WilliamMcCumstie commented 5 years ago

@DavidMarchant, Whilst the previous implementation works, catching the interrupt and re-raising the CancelledError has a bit of a code smell to it.

The issue that interrupt doesn't cancel is due to the funky control logic within the runner method. AFACIS execute_batches is fine as is.

I am going to comment on a few code sections that need some refactoring. Once this has been completed, the interrupt handling should fall into place.
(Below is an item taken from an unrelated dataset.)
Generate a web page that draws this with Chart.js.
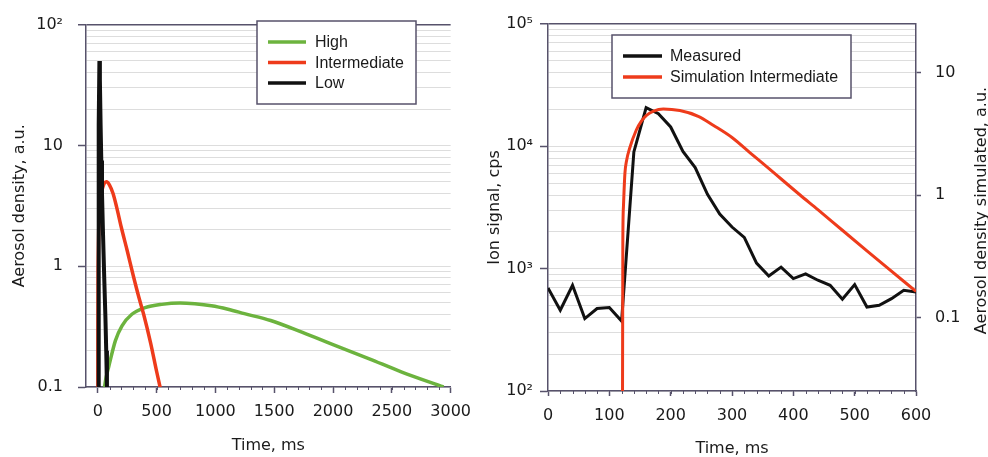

They all concern this runner method: https://github.com/alces-software/adminware/blob/f56128a36d14c4c5e7fdc0313011f575dc94407f/src/commands/run.py#L49

I have reset the HEAD of this branch, so you will need checkout your local working directory again.

WilliamMcCumstie commented 5 years ago

The run method should mostly operate of the batch object and not the config. This is a trivial change as the main purpose of the Batch object is to act as a bridge between Jobs and `Configs. However it will have code readability implications.

This means one of the first lines of the runner will be something like:

batches = list(map(..., configs)))
WilliamMcCumstie commented 5 years ago

Next there is a bit of error checking whether the command is valid to run. Currently we use multiple horrendous nested if statements. This makes it next to impossible to follow the logic without stepping through the code execution.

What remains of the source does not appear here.